For decades, the United States and Israel have maintained one of the world’s closest strategic partnerships.
Despite recurring differences over settlements, peace talks and Iran, Washington provided military aid, diplomatic cover and political backing, while Israel served as America’s most reliable partner in West Asia.
The Iran war of 2026 exposed the limits of that relationship.
As fighting subsided and Washington shifted towards diplomacy and regional stabilisation, Israel found itself increasingly side-lined from discussions that would shape the region’s future security order.
US Vice President JD Vance’s reply to Israeli criticism of the Trump administration’s approach towards Iran was unusually blunt.
“Donald J. Trump is the only head of state in the entire world who is sympathetic to the nation of Israel at this moment in time. If I was in the cabinet of the Israeli government, I might not be attacking the only powerful ally I have left,” he said.
“Over the last three months, two-thirds of the defensive weapons that have protected your homeland have been built by American hands and paid for by American tax dollars,” he added.
While American officials have often disagreed with Israeli governments, they have rarely framed those disagreements in terms of Israeli dependence. Underlining Israel’s growing global isolation since the Gaza war adds to the slight.
Israeli Prime Minister Benjamin Netanyahu’s response reflected his concern over reliance on Washington for military support. Israel needed to “free ourselves of dependence” on American military aid and become more self-reliant, he argued.
Israel already possesses one of the world’s most advanced defence industries, producing missile-defence systems, drones, cyber capabilities and precision weapons. The push for greater self-sufficiency is about strategic freedom.
The United States has little appetite for another prolonged military commitment in West Asia. Stabilising energy markets, protecting shipping routes and preventing escalation now rank above pursuing Israel’s preferred approach towards Iran. Achieving those goals requires engagement with Tehran, however uncomfortable that may be for Jerusalem.
“The 60-day roadmap leading to the re-opening of the Strait of Hormuz and waiver of sanctions on sale of crude oil and natural gas by Iran is a clear indication that US has got the off ramp that it was desperately looking for,” says Rajeev Agarwal, a senior consultant at Chintan Research Foundation and the author of Between Tehran and Tel Aviv. “Israel on the other hand, feels abandoned midway, with limited options.”
For Netanyahu and Israel’s security establishment, Iran remains the central long-term threat. Any arrangement allowing Tehran to recover economically or politically merely postpones a future confrontation, they feel.
A similar divide emerged during the Obama administration’s pursuit of the nuclear deal with Iran. Netanyahu openly challenged Washington and took his case directly to Congress. Yet even then, senior American officials rarely spoke publicly about Israeli dependence on US support.
The Iran war has coincided with a broader shift in American foreign policy. China, technological competition and economic security command far more attention than they did a decade ago. While Washington remains committed to Israel’s security, it is now unwilling to subordinate every diplomatic initiative to Israeli preferences.
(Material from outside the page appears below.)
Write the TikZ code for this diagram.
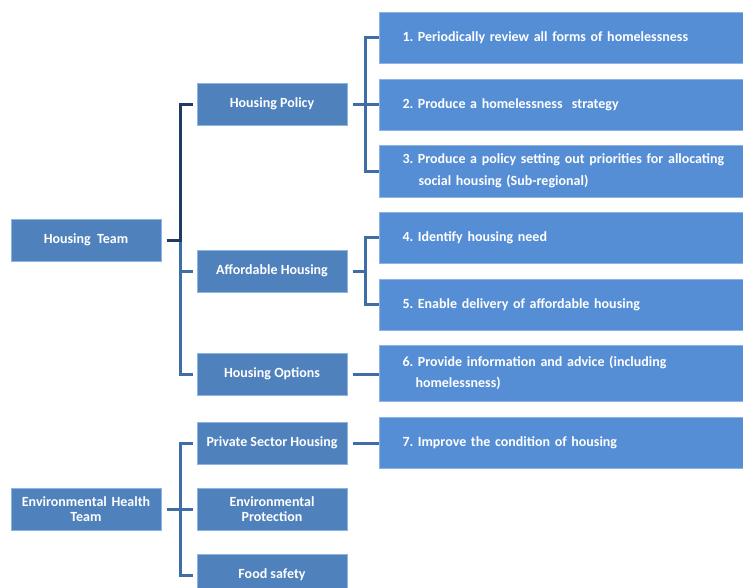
\documentclass[tikz,border=0pt]{standalone}
\usepackage{fontspec}
\setmainfont{Carlito}
\usetikzlibrary{calc}
\definecolor{leftfill}{HTML}{4F81BD}
\definecolor{rightfill}{HTML}{558ED5}
\definecolor{boxline}{HTML}{8DB4E2}
\definecolor{darkline}{HTML}{1F3B63}
\definecolor{medline}{HTML}{3F6EA6}
\newcommand{\tasknum}[1]{#1.\hspace{-2.5pt} }
\tikzset{
  x=1pt, y=-1pt,
  unitbox/.style={fill=leftfill, draw=boxline, line width=1pt, minimum width=150pt, minimum height=42pt,
    text=white, font=\bfseries\fontsize{14}{15.5}\selectfont, align=center, inner sep=1pt},
  taskbox/.style={fill=rightfill, draw=boxline, line width=1pt, minimum width=372pt, anchor=west,
    text=white, font=\bfseries\fontsize{14}{21.5}\selectfont, align=left, text width=345pt, inner xsep=23pt},
  conn/.style={line width=3pt, medline},
  darkconn/.style={line width=3pt, darkline},
}
\begin{document}
\begin{tikzpicture}
\useasboundingbox (0,0) rectangle (743,587);
% left column
\node[unitbox] (ht) at (86,240) {Housing~~Team};
\node[unitbox, text width=148pt, inner sep=0pt] (eht) at (86,509) {Environmental Health\\Team};
% middle column
\node[unitbox] (hp) at (272,104) {Housing Policy};
\node[unitbox] (ah) at (272,271) {Affordable Housing};
\node[unitbox] (ho) at (272,374) {Housing Options};
\node[unitbox] (psh) at (272,443) {Private Sector Housing};
\node[unitbox] (ep) at (272,509) {Environmental\\Protection};
\node[unitbox] (fs) at (272,575) {Food safety};
% right column
\node[taskbox, minimum height=51pt] (t1) at (379,37.5) {\tasknum{1}Periodically review all forms of homelessness};
\node[taskbox, minimum height=51pt] (t2) at (379,104.5) {\tasknum{2}Produce a homelessness~ strategy};
\node[taskbox, minimum height=52pt] (t3) at (379,171) {\tasknum{3}Produce a policy setting out priorities for allocating\\\hspace*{16pt}social housing (Sub-regional)};
\node[taskbox, minimum height=51pt] (t4) at (379,237.5) {\tasknum{4}Identify housing need};
\node[taskbox, minimum height=51pt] (t5) at (379,304.5) {\tasknum{5}Enable delivery of affordable housing};
\node[taskbox, minimum height=56pt] (t6) at (379,373) {\tasknum{6}Provide information and advice (including\\\hspace*{13pt}homelessness)};
\node[taskbox, minimum height=51pt] (t7) at (379,442.5) {\tasknum{7}Improve the condition of housing};
% connectors: Housing Team
\coordinate (htt) at ($(ht.east)+(19,0)$);
\draw[conn] (htt) |- ([xshift=-4pt]ho.west);
\draw[conn] (htt |- ah.west) -- ([xshift=-4pt]ah.west);
\draw[darkconn] ([xshift=5pt]ht.east) -- (htt) |- ([xshift=-4pt]hp.west);
% Environmental Health Team
\coordinate (ehtt) at ($(eht.east)+(19,0)$);
\draw[conn] ([xshift=-4pt]psh.west) -| (ehtt) |- ([xshift=-4pt]fs.west);
\draw[conn] ([xshift=5pt]eht.east) -- ([xshift=-4pt]ep.west);
% Housing Policy
\coordinate (hpt) at ($(hp.east)+(18,0)$);
\draw[conn] (t1.west) -| (hpt) |- (t3.west);
\draw[conn] ([xshift=5pt]hp.east) -- (t2.west |- hp.east);
% Affordable Housing
\coordinate (aht) at ($(ah.east)+(18,0)$);
\draw[conn] (t4.west) -| (aht) |- (t5.west);
\draw[conn] ([xshift=5pt]ah.east) -- (aht);
% Housing Options, Private Sector Housing
\draw[conn] ([xshift=5pt]ho.east) -- (t6.west |- ho.east);
\draw[conn] ([xshift=5pt]psh.east) -- (t7.west |- psh.east);
\end{tikzpicture}
\end{document}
None of this points to an imminent rupture. Military cooperation, intelligence sharing and the political and institutional ties between the two countries remain exceptionally strong.
But the Iran war exposed a reality both governments have long preferred to avoid acknowledging. The old assumption was that American support and Israeli strategic preferences would naturally converge. The events of 2026 suggest otherwise.
The United States still sees Israel as a critical ally. Israel still sees the United States as an indispensable partner.
What has changed is the recognition that partnership does not always guarantee agreement.